__STATED GOAL__. Repeat the material exactly from its first line to the line that includes "(0,0) rectangle (368,245);". Skip pictures.

__PROVIDED MATERIAL__.
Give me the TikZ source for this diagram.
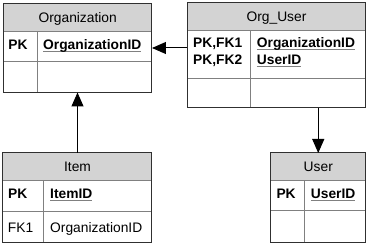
\documentclass[tikz,border=0pt]{standalone}
\usepackage{fontspec}
\setmainfont{Liberation Sans}
\usetikzlibrary{arrows.meta}
\definecolor{headgray}{HTML}{D3D3D3}
\definecolor{rulegray}{HTML}{808080}
\definecolor{framegray}{HTML}{303030}
\newcommand{\keyfield}[1]{\setbox0\hbox{#1}\rlap{\color{rulegray}\rule[-2.4pt]{\wd0}{1.1pt}}\box0}

\begin{document}
\begin{tikzpicture}[x=1pt,y=-1pt,>={Triangle[length=14pt,width=12pt]},
  font=\fontsize{13.8}{17}\selectfont,
  entity/.style={draw=framegray,line width=1pt,anchor=north west,inner sep=0pt,outer sep=0pt},
  caption/.style={anchor=base,inner sep=0pt},
  colname/.style={anchor=base west,inner sep=0pt},
  pkname/.style={colname,font=\fontsize{13.8}{17}\selectfont\bfseries},
  grid/.style={rulegray,line width=1pt}]
  \useasboundingbox (0,0) rectangle (368,245);

  % Organization
  \fill[headgray] (3.3,3.3) rectangle (152,32);
  \draw[grid] (3.3,32) -- (152,32) (3.3,62) -- (152,62) (38,32) -- (38,92.5);
  \node[entity,minimum width=148.7pt,minimum height=89.2pt] (org) at (3.3,3.3) {};
  \node[caption] (orgtitle) at (77.7,22.6) {Organization};
  \node[pkname] (orgpk) at (8.3,50) {PK};
  \node[pkname] (orgid) at (43,50) {\keyfield{OrganizationID}};

  % Org_User
  \fill[headgray] (187.3,2.7) rectangle (365.7,30.7);
  \draw[grid] (187.3,30.7) -- (365.7,30.7) (187.3,79) -- (365.7,79) (251,30.7) -- (251,108);
  \node[entity,minimum width=178.4pt,minimum height=105.3pt] (orguser) at (187.3,2.7) {};
  \node[caption] (orgusertitle) at (276.5,21.6) {Org\_User};
  \node[pkname] (orguserpk) at (193,48) {PK,FK1};
  \node[pkname] (orguserpkb) at (193,65) {PK,FK2};
  \node[pkname] (orguserorg) at (256.7,48) {\keyfield{OrganizationID}};
  \node[pkname] (orguserid) at (256.7,65) {\keyfield{UserID}};

  % Item
  \fill[headgray] (3,153) rectangle (152,181);
  \draw[grid] (3,181) -- (152,181) (3,211.7) -- (152,211.7) (44,181) -- (44,242.7);
  \node[entity,minimum width=149pt,minimum height=89.7pt] (item) at (3,153) {};
  \node[caption] (itemtitle) at (77.5,172) {Item};
  \node[pkname] (itempk) at (8,198.8) {PK};
  \node[pkname] (itemid) at (50,198.8) {\keyfield{ItemID}};
  \node[colname] (itemfk) at (7.7,232.5) {FK1};
  \node[colname] (itemorg) at (50,232.5) {OrganizationID};

  % User
  \fill[headgray] (271,153) rectangle (365.5,181);
  \draw[grid] (271,181) -- (365.5,181) (271,211) -- (365.5,211) (305,181) -- (305,242.7);
  \node[entity,minimum width=94.5pt,minimum height=89.7pt] (user) at (271,153) {};
  \node[caption] (usertitle) at (318.3,172) {User};
  \node[pkname] (userpk) at (276.3,198.8) {PK};
  \node[pkname] (userid) at (310.7,198.8) {\keyfield{UserID}};

  % Relations
  \coordinate (orglink) at (152,48);
  \draw[->,line width=1pt] (orglink -| orguser.west) -- (orglink);
  \draw[->,line width=1pt] (item.north) -- (item.north |- org.south);
  \draw[->,line width=1pt] (orguser.south -| user.north) -- (user.north);
\end{tikzpicture}
\end{document}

__EXERCISE RESPONSE__.
Give me the TikZ source for this diagram.
\documentclass[tikz,border=0pt]{standalone}
\usepackage{fontspec}
\setmainfont{Liberation Sans}
\usetikzlibrary{arrows.meta}
\definecolor{headgray}{HTML}{D3D3D3}
\definecolor{rulegray}{HTML}{808080}
\definecolor{framegray}{HTML}{303030}
\newcommand{\keyfield}[1]{\setbox0\hbox{#1}\rlap{\color{rulegray}\rule[-2.4pt]{\wd0}{1.1pt}}\box0}

\begin{document}
\begin{tikzpicture}[x=1pt,y=-1pt,>={Triangle[length=14pt,width=12pt]},
  font=\fontsize{13.8}{17}\selectfont,
  entity/.style={draw=framegray,line width=1pt,anchor=north west,inner sep=0pt,outer sep=0pt},
  caption/.style={anchor=base,inner sep=0pt},
  colname/.style={anchor=base west,inner sep=0pt},
  pkname/.style={colname,font=\fontsize{13.8}{17}\selectfont\bfseries},
  grid/.style={rulegray,line width=1pt}]
  \useasboundingbox (0,0) rectangle (368,245);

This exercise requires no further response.